Stored items:
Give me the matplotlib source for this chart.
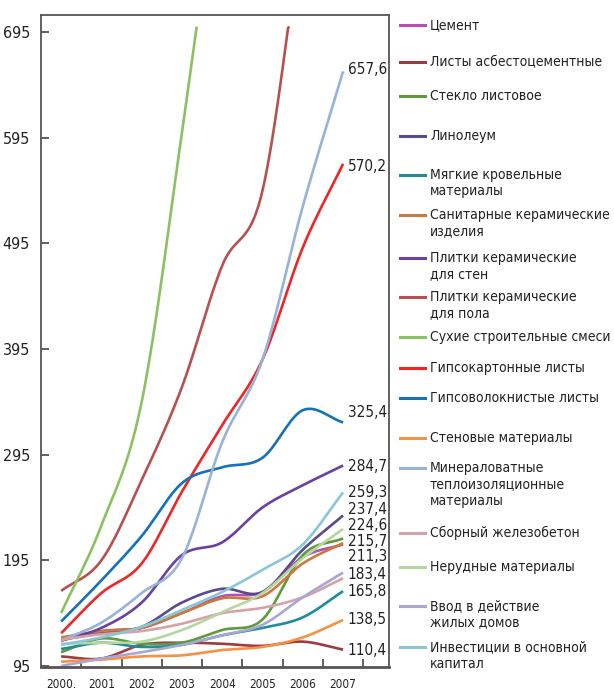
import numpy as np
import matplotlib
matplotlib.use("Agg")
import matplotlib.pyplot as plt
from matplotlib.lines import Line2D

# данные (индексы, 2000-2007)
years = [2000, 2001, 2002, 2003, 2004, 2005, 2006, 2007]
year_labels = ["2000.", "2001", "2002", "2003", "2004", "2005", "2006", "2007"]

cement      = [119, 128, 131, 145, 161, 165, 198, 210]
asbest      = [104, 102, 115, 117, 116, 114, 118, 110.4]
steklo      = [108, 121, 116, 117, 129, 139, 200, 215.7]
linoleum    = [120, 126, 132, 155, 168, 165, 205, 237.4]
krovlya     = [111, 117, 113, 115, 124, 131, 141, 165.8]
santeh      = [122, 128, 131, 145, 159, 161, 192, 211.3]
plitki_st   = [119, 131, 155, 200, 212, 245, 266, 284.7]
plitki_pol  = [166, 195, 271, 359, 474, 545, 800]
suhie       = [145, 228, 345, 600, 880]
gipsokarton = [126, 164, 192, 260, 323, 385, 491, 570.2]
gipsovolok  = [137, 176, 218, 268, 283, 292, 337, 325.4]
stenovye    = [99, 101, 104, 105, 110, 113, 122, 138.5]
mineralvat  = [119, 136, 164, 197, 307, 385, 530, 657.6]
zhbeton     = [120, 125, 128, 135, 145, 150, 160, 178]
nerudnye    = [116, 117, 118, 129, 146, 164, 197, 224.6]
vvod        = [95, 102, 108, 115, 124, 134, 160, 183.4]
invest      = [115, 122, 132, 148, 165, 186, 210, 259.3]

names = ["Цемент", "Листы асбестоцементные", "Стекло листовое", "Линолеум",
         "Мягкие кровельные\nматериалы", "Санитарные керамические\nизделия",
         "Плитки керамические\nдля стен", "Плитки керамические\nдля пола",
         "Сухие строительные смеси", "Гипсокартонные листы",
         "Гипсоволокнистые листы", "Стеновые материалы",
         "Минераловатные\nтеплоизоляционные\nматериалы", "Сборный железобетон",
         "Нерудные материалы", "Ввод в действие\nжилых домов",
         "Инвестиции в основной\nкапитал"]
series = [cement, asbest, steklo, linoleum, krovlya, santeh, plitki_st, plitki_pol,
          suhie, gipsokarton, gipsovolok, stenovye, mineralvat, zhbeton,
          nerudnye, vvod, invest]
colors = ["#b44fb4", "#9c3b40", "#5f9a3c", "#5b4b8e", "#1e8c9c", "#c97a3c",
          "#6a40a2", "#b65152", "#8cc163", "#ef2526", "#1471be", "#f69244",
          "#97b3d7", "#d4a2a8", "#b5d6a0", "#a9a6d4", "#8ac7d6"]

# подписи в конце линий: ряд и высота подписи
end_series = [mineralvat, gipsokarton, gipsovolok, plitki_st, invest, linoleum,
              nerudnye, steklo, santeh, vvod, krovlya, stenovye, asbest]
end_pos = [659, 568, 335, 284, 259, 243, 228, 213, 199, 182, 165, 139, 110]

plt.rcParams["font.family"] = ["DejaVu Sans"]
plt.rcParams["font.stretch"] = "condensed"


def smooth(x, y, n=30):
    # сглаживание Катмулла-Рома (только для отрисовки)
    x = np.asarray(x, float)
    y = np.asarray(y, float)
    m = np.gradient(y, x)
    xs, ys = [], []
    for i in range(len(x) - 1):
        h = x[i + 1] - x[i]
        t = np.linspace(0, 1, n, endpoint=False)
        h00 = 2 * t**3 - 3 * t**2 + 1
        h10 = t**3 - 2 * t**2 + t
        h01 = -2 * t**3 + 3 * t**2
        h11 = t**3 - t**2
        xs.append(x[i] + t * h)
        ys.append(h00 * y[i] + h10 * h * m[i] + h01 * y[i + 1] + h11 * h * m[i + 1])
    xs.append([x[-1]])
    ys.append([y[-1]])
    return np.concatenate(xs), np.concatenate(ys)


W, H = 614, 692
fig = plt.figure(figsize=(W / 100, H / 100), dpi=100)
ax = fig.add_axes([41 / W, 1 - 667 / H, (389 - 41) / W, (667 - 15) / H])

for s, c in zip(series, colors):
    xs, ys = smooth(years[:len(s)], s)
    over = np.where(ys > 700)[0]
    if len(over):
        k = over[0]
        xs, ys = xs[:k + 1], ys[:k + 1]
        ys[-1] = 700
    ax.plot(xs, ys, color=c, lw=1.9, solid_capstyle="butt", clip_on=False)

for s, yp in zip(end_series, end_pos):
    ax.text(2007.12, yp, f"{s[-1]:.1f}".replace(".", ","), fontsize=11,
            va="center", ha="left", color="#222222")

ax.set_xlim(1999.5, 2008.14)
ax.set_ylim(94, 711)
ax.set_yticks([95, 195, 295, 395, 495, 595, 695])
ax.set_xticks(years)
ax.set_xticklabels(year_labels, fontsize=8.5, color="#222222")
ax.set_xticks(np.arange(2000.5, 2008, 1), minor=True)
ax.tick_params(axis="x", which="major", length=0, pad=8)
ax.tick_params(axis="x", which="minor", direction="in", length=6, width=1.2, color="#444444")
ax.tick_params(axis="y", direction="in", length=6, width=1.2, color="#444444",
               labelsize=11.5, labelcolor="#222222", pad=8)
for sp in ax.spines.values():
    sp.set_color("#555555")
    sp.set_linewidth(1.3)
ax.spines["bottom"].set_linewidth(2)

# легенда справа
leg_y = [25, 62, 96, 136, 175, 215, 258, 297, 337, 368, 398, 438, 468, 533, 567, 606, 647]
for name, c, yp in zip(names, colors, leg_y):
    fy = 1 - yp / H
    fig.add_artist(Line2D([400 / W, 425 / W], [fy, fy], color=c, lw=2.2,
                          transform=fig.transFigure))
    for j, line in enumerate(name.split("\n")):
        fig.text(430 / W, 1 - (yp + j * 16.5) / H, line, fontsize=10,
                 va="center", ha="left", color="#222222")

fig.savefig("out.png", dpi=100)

==

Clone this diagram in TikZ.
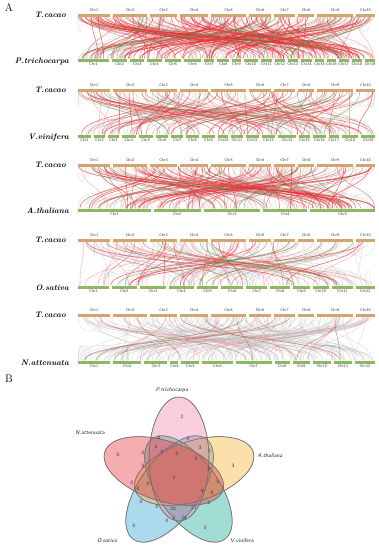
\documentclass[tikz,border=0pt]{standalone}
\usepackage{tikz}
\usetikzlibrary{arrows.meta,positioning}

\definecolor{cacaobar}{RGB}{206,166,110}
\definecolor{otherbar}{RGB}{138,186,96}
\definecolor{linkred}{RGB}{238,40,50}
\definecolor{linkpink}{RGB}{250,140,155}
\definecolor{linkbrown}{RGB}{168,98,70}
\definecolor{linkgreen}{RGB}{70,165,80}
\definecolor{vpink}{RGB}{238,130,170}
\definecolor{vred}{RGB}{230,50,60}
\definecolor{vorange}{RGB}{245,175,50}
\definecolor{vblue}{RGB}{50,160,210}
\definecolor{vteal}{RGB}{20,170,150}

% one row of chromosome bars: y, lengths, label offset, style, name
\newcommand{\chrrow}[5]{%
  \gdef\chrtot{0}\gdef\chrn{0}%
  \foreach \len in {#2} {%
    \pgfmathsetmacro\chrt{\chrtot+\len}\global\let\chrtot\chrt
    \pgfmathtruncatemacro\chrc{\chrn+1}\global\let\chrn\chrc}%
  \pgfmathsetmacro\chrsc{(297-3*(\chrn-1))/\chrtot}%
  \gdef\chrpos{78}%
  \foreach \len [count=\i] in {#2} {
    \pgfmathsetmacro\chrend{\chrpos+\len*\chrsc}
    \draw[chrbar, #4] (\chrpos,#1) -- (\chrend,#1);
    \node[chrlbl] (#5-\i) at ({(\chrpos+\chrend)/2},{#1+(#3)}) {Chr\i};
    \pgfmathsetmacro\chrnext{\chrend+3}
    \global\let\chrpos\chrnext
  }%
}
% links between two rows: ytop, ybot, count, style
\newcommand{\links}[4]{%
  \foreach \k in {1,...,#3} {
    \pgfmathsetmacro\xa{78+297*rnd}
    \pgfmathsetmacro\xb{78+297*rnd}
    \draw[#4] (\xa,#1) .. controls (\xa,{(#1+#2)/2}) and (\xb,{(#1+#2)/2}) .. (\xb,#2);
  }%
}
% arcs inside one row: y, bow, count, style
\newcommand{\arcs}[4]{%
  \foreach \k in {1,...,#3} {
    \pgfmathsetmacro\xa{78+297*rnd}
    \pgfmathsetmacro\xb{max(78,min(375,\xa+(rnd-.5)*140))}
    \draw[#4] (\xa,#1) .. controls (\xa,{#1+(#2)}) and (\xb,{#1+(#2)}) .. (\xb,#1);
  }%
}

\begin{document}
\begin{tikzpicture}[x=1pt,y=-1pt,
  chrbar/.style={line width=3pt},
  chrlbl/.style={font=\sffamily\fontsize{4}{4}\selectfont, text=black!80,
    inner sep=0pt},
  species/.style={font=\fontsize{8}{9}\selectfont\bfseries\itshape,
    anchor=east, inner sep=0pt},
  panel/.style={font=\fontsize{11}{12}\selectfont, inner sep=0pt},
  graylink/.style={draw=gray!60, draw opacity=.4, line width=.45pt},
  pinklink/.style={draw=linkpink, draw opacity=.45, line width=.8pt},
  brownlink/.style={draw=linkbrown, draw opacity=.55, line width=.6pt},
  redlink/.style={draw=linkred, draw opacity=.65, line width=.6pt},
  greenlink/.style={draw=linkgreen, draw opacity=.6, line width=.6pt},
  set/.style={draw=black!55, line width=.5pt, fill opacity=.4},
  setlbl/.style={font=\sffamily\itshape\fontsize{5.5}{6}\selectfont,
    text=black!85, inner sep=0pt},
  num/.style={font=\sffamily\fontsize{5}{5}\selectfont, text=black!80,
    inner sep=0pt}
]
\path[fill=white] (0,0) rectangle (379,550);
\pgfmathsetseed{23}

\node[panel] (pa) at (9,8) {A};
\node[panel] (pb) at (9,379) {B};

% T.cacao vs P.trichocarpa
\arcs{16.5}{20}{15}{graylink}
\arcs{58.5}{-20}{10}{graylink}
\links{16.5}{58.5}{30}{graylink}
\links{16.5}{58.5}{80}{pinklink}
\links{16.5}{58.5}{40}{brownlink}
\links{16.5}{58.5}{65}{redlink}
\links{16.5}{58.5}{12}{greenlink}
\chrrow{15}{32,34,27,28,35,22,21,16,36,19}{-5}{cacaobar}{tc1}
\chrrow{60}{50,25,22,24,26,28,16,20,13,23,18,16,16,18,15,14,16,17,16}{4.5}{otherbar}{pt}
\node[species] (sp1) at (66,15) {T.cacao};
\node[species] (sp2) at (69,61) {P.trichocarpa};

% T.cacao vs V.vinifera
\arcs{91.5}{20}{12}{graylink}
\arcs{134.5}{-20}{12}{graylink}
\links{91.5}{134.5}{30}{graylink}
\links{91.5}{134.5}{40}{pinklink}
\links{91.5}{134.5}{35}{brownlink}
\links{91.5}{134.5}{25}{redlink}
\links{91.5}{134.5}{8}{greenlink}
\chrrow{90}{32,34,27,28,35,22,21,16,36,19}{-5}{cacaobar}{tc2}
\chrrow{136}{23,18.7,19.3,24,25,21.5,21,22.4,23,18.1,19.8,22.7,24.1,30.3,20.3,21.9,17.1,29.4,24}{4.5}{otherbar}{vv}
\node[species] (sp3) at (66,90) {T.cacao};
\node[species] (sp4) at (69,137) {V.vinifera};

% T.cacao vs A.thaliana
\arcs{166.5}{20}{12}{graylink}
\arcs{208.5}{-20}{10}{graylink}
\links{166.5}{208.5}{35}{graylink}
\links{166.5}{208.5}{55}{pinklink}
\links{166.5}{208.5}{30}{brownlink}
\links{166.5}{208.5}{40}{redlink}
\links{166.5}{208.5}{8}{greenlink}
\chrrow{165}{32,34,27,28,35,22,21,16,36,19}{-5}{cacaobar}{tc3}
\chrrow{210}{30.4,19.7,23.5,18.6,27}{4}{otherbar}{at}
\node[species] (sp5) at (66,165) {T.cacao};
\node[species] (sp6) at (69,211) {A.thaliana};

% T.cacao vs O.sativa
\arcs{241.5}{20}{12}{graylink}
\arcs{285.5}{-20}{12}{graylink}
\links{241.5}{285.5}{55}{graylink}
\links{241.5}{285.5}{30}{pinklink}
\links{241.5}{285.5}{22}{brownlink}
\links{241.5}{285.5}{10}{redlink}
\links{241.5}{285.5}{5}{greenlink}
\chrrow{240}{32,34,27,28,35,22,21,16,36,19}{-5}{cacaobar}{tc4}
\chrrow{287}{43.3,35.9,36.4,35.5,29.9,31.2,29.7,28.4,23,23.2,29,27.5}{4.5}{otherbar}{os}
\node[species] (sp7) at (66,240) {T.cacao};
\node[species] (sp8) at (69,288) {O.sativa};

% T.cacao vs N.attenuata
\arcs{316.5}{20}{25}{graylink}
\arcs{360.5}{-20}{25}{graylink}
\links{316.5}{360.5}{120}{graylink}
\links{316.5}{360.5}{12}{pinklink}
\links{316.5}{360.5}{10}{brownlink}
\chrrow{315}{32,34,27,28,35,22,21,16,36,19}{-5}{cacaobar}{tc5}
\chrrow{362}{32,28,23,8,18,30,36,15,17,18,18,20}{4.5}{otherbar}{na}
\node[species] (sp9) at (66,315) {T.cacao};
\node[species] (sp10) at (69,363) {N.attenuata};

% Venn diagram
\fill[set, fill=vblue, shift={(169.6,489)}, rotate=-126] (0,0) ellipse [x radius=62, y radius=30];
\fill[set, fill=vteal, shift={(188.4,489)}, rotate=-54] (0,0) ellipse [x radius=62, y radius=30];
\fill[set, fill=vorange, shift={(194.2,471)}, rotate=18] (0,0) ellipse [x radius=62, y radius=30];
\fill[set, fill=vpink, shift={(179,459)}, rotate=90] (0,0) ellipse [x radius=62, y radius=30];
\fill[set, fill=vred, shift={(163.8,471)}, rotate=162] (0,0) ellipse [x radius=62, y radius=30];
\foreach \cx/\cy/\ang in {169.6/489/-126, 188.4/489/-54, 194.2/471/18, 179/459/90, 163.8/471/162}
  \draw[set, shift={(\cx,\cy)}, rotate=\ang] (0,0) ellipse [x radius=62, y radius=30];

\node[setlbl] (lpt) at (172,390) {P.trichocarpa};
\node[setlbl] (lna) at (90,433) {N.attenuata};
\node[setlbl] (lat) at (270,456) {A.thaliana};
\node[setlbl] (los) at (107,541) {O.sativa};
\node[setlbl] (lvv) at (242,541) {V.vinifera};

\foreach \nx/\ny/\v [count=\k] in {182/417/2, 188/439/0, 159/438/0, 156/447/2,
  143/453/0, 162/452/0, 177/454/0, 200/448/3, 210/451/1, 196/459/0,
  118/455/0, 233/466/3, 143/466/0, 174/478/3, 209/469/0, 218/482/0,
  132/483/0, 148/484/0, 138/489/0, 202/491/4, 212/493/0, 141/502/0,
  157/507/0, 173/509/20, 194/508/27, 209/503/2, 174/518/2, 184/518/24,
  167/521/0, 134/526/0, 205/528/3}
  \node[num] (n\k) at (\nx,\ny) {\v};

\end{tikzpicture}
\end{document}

[Stated exercise]
Extract exactly, and only, the lines from the one with "Give me the matplotlib source for this chart." to the one with "186, 210, 259.3]", both ends counted. Leave the images behind.

[Exercise solution]
Give me the matplotlib source for this chart.
import numpy as np
import matplotlib
matplotlib.use("Agg")
import matplotlib.pyplot as plt
from matplotlib.lines import Line2D

# данные (индексы, 2000-2007)
years = [2000, 2001, 2002, 2003, 2004, 2005, 2006, 2007]
year_labels = ["2000.", "2001", "2002", "2003", "2004", "2005", "2006", "2007"]

cement      = [119, 128, 131, 145, 161, 165, 198, 210]
asbest      = [104, 102, 115, 117, 116, 114, 118, 110.4]
steklo      = [108, 121, 116, 117, 129, 139, 200, 215.7]
linoleum    = [120, 126, 132, 155, 168, 165, 205, 237.4]
krovlya     = [111, 117, 113, 115, 124, 131, 141, 165.8]
santeh      = [122, 128, 131, 145, 159, 161, 192, 211.3]
plitki_st   = [119, 131, 155, 200, 212, 245, 266, 284.7]
plitki_pol  = [166, 195, 271, 359, 474, 545, 800]
suhie       = [145, 228, 345, 600, 880]
gipsokarton = [126, 164, 192, 260, 323, 385, 491, 570.2]
gipsovolok  = [137, 176, 218, 268, 283, 292, 337, 325.4]
stenovye    = [99, 101, 104, 105, 110, 113, 122, 138.5]
mineralvat  = [119, 136, 164, 197, 307, 385, 530, 657.6]
zhbeton     = [120, 125, 128, 135, 145, 150, 160, 178]
nerudnye    = [116, 117, 118, 129, 146, 164, 197, 224.6]
vvod        = [95, 102, 108, 115, 124, 134, 160, 183.4]
invest      = [115, 122, 132, 148, 165, 186, 210, 259.3]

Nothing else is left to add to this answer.